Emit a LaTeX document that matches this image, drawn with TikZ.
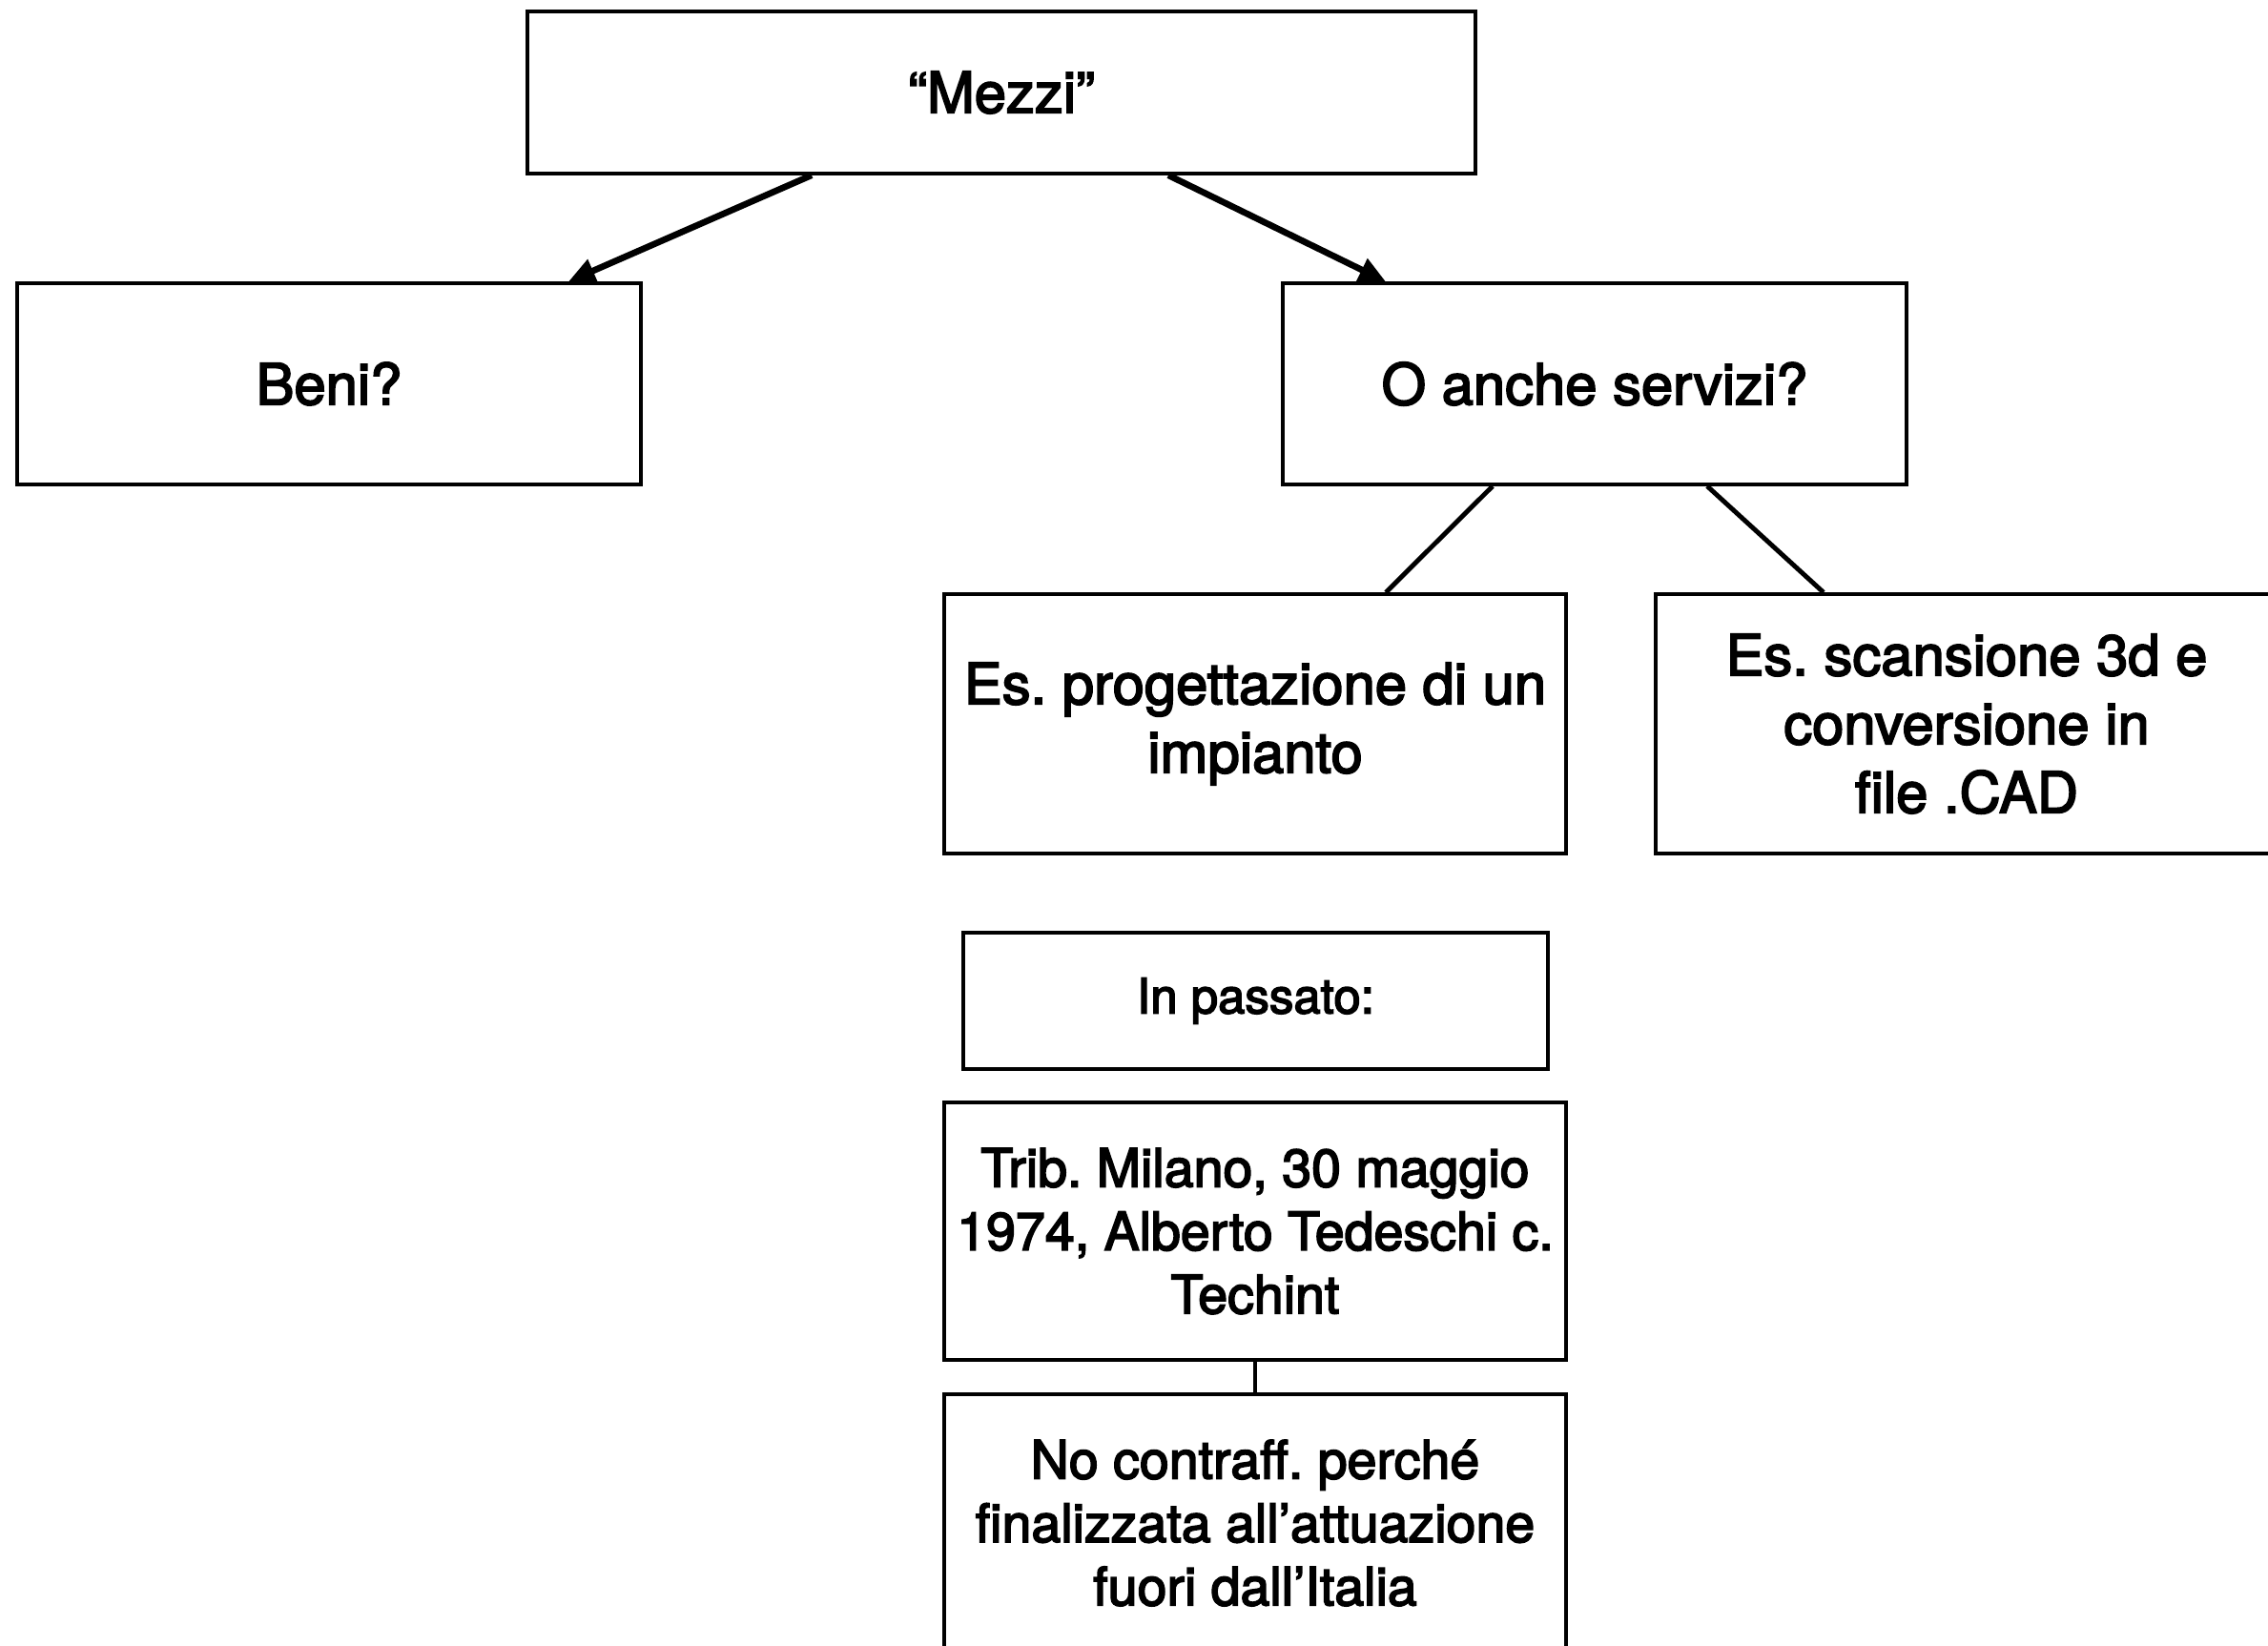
\documentclass[tikz,border=0pt]{standalone}
\usepackage{fontspec}
\setmainfont{TeX Gyre Heros}[FakeBold=3]
\usetikzlibrary{calc,arrows.meta}
\begin{document}
\frenchspacing
\begin{tikzpicture}[
  box/.style={draw=black, line width=1pt, fill=white, inner sep=0pt, align=center,
    font=\fontsize{17}{20.5}\selectfont},
  tight/.style={font=\fontsize{15.8}{18.9}\selectfont},
  conn/.style={line width=1.4pt},
  arr/.style={line width=1.9pt, -{Triangle[length=2.8mm,width=2.5mm]}}
]
\useasboundingbox[fill=white] (0,0) rectangle (23.78,-17.25);
\node[box, minimum width=9.94cm, minimum height=1.70cm] (mezzi) at (10.50,-0.97) {\raisebox{-0.6mm}{“Mezzi”}};
\node[box, minimum width=6.54cm, minimum height=2.11cm] (beni) at (3.45,-4.025) {Beni?};
\node[box, minimum width=6.54cm, minimum height=2.11cm] (oanche) at (16.72,-4.025) {O anche servizi?};
\node[box, minimum width=6.52cm, minimum height=2.72cm] (prog) at (13.16,-7.59) {\raisebox{-1mm}{Es. progettazione di un}\\\raisebox{-1mm}{impianto}};
\node[box, minimum width=6.52cm, minimum height=2.72cm] (scan) at (20.62,-7.59) {\raisebox{-0.5mm}{Es. scansione 3d e}\\\raisebox{-0.5mm}{conversione in}\\\raisebox{-0.5mm}{file .CAD}};
\node[box, minimum width=6.13cm, minimum height=1.43cm, font=\fontsize{14.5}{18}\selectfont] (passato) at (13.165,-10.495) {In passato:};
\node[box, tight, minimum width=6.52cm, minimum height=2.70cm] (trib) at (13.16,-12.91) {Trib. Milano, 30 maggio\\1974, Alberto Tedeschi c.\\Techint};
\node[box, tight, minimum width=6.52cm, minimum height=2.70cm] (nocontr) at (13.16,-15.97) {No contraff. perché\\finalizzata all’attuazione\\fuori dall’Italia};
\draw[arr] ($(mezzi.south)+(-1.99,0)$) -- ($(beni.north)+(2.51,0)$);
\draw[arr] ($(mezzi.south)+(1.75,0)$) -- ($(oanche.north)+(-2.19,0)$);
\draw[conn] ($(oanche.south)+(-1.07,0)$) -- ($(prog.north)+(1.37,0)$);
\draw[conn] ($(oanche.south)+(1.18,0)$) -- ($(scan.north)+(-1.50,0)$);
\draw[conn] (trib.south) -- (nocontr.north);
\end{tikzpicture}
\end{document}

WHAT TO PRODUCE:
Repeat the data in full and exactly. Omit pictures.

REPLY:
Emit a LaTeX document that matches this image, drawn with TikZ.
\documentclass[tikz,border=0pt]{standalone}
\usepackage{fontspec}
\setmainfont{TeX Gyre Heros}[FakeBold=3]
\usetikzlibrary{calc,arrows.meta}
\begin{document}
\frenchspacing
\begin{tikzpicture}[
  box/.style={draw=black, line width=1pt, fill=white, inner sep=0pt, align=center,
    font=\fontsize{17}{20.5}\selectfont},
  tight/.style={font=\fontsize{15.8}{18.9}\selectfont},
  conn/.style={line width=1.4pt},
  arr/.style={line width=1.9pt, -{Triangle[length=2.8mm,width=2.5mm]}}
]
\useasboundingbox[fill=white] (0,0) rectangle (23.78,-17.25);
\node[box, minimum width=9.94cm, minimum height=1.70cm] (mezzi) at (10.50,-0.97) {\raisebox{-0.6mm}{“Mezzi”}};
\node[box, minimum width=6.54cm, minimum height=2.11cm] (beni) at (3.45,-4.025) {Beni?};
\node[box, minimum width=6.54cm, minimum height=2.11cm] (oanche) at (16.72,-4.025) {O anche servizi?};
\node[box, minimum width=6.52cm, minimum height=2.72cm] (prog) at (13.16,-7.59) {\raisebox{-1mm}{Es. progettazione di un}\\\raisebox{-1mm}{impianto}};
\node[box, minimum width=6.52cm, minimum height=2.72cm] (scan) at (20.62,-7.59) {\raisebox{-0.5mm}{Es. scansione 3d e}\\\raisebox{-0.5mm}{conversione in}\\\raisebox{-0.5mm}{file .CAD}};
\node[box, minimum width=6.13cm, minimum height=1.43cm, font=\fontsize{14.5}{18}\selectfont] (passato) at (13.165,-10.495) {In passato:};
\node[box, tight, minimum width=6.52cm, minimum height=2.70cm] (trib) at (13.16,-12.91) {Trib. Milano, 30 maggio\\1974, Alberto Tedeschi c.\\Techint};
\node[box, tight, minimum width=6.52cm, minimum height=2.70cm] (nocontr) at (13.16,-15.97) {No contraff. perché\\finalizzata all’attuazione\\fuori dall’Italia};
\draw[arr] ($(mezzi.south)+(-1.99,0)$) -- ($(beni.north)+(2.51,0)$);
\draw[arr] ($(mezzi.south)+(1.75,0)$) -- ($(oanche.north)+(-2.19,0)$);
\draw[conn] ($(oanche.south)+(-1.07,0)$) -- ($(prog.north)+(1.37,0)$);
\draw[conn] ($(oanche.south)+(1.18,0)$) -- ($(scan.north)+(-1.50,0)$);
\draw[conn] (trib.south) -- (nocontr.north);
\end{tikzpicture}
\end{document}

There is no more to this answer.